Select all lines with the string "matplotlib" in them, and copy those lines.

►

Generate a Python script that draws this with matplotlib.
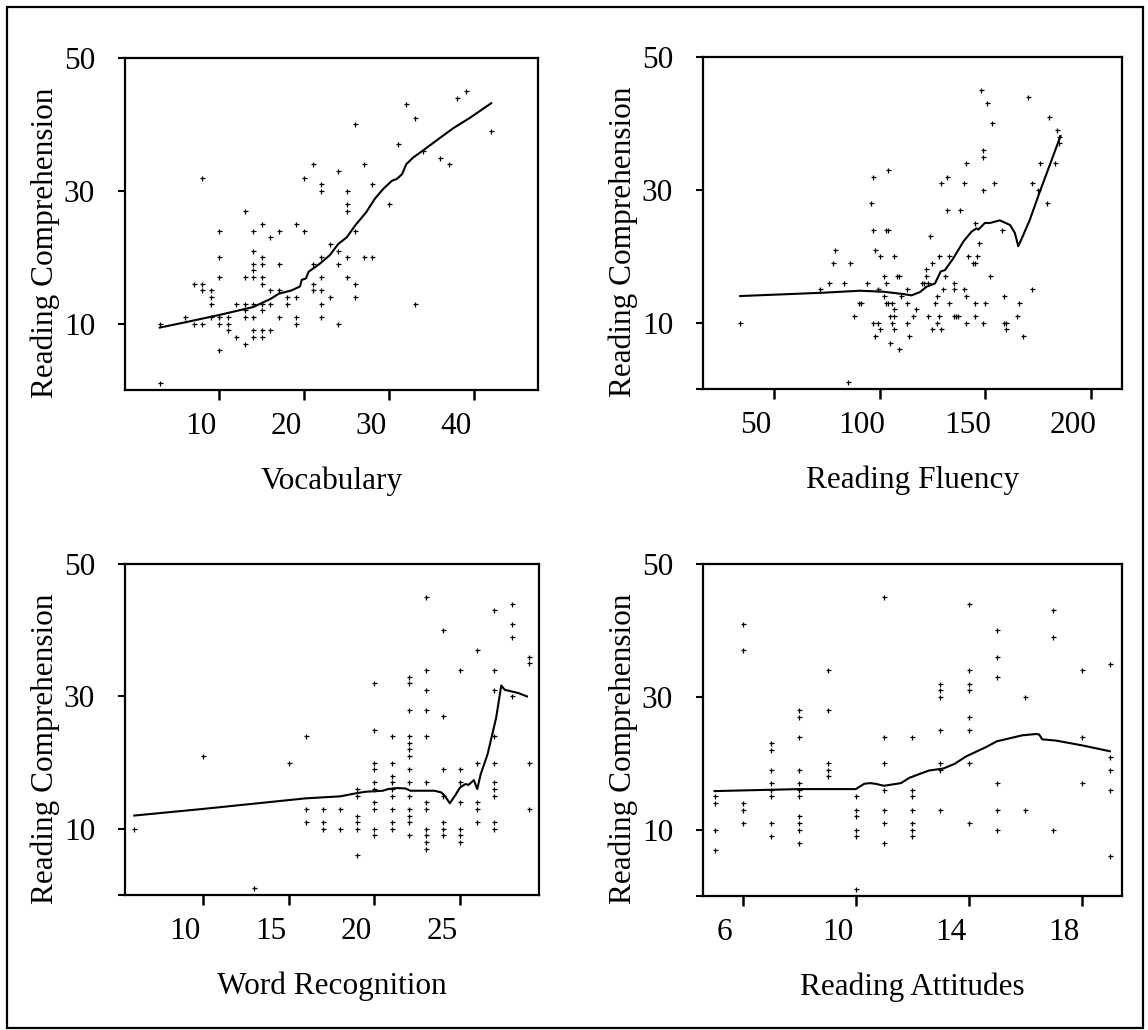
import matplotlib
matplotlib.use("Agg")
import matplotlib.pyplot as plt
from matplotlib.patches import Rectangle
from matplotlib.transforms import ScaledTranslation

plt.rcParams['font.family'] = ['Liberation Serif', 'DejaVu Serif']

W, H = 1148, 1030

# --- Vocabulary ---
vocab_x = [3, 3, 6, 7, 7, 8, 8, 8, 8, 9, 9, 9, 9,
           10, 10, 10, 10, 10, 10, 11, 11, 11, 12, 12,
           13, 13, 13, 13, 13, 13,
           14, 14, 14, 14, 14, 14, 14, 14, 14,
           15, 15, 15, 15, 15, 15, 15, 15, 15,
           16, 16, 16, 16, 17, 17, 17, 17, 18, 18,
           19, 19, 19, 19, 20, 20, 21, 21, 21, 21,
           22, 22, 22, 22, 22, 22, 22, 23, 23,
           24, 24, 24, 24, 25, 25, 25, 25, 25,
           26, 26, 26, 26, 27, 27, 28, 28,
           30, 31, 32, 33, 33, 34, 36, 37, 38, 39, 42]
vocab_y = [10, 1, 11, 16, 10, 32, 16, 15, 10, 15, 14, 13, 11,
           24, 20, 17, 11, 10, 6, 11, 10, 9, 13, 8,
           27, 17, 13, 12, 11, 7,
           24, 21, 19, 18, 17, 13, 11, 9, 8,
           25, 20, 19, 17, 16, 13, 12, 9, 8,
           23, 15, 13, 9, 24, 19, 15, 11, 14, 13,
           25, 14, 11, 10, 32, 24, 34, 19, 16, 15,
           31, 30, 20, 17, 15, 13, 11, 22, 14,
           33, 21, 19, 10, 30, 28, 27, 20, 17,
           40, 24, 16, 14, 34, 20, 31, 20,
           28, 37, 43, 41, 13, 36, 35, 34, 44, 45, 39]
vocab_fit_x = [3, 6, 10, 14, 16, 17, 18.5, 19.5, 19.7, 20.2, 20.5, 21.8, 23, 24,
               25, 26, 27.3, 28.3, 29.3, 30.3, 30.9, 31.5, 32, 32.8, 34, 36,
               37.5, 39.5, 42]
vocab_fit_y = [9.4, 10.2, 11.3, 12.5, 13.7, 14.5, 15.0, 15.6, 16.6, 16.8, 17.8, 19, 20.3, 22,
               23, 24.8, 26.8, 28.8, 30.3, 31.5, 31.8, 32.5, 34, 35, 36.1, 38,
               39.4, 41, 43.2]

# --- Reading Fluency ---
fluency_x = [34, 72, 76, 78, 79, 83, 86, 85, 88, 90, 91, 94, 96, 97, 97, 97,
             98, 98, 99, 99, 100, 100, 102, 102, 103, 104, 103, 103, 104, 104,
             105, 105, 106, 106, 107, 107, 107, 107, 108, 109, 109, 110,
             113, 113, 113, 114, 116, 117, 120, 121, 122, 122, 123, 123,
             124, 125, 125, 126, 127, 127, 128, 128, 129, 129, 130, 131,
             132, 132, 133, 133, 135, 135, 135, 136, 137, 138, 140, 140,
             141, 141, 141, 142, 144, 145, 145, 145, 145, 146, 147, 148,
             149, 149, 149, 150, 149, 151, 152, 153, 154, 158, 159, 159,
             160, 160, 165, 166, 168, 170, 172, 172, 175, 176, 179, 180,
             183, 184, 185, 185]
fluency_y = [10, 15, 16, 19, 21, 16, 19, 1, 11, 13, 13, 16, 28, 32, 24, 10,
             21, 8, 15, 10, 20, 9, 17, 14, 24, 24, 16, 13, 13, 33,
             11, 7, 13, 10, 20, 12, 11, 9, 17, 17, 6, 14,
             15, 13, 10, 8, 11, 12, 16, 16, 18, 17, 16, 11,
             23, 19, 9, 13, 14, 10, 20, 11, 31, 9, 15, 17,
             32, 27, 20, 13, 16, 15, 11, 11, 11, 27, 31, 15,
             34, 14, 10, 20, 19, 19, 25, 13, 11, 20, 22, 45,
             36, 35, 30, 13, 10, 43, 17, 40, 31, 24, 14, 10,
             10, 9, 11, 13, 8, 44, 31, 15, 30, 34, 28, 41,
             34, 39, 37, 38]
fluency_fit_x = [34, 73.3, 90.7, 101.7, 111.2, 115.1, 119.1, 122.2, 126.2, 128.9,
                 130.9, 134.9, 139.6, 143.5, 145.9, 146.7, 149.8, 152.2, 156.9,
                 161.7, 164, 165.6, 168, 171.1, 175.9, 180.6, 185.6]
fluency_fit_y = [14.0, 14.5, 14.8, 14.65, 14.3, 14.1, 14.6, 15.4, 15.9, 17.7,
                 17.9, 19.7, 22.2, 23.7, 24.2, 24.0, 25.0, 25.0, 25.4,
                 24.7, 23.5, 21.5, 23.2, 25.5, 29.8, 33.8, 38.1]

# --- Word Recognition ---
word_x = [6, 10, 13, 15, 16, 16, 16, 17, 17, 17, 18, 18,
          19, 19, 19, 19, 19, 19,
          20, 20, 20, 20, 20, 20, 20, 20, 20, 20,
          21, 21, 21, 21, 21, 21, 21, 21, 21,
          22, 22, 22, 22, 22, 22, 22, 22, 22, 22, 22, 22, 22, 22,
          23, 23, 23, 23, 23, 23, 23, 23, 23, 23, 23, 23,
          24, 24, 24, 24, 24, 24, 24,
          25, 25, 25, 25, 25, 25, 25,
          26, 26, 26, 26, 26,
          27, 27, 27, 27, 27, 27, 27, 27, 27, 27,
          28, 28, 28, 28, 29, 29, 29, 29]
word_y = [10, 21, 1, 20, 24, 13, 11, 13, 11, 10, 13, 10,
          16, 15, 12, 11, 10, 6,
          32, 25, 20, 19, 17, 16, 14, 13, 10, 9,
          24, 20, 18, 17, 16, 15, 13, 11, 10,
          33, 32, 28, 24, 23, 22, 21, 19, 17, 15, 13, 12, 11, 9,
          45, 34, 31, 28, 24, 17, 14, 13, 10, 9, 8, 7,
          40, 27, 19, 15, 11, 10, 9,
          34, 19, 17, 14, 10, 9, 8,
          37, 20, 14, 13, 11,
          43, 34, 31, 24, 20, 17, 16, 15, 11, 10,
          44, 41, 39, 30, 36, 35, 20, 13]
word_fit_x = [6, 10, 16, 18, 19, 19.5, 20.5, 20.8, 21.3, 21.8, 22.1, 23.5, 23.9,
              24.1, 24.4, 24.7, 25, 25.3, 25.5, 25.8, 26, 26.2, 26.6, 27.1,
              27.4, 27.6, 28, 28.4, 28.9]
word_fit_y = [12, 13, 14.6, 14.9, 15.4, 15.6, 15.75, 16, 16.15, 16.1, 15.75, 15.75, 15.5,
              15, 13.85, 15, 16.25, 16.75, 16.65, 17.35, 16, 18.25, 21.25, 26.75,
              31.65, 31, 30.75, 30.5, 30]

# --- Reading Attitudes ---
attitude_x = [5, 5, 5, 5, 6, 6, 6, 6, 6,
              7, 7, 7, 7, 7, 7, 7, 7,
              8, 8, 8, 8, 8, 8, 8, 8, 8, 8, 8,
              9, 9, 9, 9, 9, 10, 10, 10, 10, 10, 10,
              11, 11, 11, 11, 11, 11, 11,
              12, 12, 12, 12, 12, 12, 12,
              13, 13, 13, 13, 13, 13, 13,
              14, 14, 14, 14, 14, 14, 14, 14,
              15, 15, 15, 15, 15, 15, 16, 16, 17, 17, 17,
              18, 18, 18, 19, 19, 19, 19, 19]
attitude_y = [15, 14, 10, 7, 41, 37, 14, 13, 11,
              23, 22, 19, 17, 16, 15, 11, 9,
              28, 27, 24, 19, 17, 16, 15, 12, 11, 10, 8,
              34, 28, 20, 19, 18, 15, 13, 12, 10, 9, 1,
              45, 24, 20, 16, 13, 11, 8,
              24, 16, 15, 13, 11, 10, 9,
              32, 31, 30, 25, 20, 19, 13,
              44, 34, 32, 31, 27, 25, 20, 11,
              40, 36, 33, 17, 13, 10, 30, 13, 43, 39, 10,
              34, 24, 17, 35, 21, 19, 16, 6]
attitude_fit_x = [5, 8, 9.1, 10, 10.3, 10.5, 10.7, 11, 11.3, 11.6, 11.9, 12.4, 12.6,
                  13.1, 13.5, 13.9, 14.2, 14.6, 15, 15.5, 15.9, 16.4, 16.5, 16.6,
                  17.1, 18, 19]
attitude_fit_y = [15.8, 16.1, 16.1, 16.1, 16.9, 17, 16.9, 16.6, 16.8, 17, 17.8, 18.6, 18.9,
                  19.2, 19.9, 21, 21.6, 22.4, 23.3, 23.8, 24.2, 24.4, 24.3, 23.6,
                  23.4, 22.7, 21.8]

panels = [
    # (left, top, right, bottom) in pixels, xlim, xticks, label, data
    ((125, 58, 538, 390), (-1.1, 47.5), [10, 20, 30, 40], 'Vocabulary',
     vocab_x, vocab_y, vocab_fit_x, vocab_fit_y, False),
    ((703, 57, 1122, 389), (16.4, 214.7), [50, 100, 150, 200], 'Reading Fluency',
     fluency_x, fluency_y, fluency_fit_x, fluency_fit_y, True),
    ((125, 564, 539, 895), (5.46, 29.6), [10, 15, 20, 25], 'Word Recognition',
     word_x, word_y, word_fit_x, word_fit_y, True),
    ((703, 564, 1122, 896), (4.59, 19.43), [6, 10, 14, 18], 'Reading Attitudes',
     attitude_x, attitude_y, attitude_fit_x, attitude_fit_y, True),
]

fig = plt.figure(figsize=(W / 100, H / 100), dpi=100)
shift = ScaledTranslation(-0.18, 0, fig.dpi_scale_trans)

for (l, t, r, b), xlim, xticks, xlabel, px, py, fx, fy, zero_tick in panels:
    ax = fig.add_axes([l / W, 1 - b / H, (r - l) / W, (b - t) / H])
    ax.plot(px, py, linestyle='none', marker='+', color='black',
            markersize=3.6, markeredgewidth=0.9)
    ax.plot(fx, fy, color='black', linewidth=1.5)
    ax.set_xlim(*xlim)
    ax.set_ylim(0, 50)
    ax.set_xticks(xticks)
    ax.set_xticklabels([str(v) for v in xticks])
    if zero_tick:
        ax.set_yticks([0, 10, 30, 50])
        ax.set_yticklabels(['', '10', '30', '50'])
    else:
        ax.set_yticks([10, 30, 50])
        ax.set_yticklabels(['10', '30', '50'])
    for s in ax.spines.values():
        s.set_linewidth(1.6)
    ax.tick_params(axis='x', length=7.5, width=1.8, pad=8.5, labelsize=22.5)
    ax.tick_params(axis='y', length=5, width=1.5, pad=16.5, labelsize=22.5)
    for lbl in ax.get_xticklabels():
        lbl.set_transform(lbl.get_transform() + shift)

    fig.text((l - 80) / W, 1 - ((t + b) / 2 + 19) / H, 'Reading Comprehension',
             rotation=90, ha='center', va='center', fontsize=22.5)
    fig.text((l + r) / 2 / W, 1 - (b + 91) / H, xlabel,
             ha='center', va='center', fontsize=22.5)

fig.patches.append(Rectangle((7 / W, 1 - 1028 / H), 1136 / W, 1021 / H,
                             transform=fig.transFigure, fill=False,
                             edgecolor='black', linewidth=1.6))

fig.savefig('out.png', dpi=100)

◄

§ **Worked answer**:
Generate a Python script that draws this with matplotlib.
import matplotlib
matplotlib.use("Agg")
import matplotlib.pyplot as plt
from matplotlib.patches import Rectangle
from matplotlib.transforms import ScaledTranslation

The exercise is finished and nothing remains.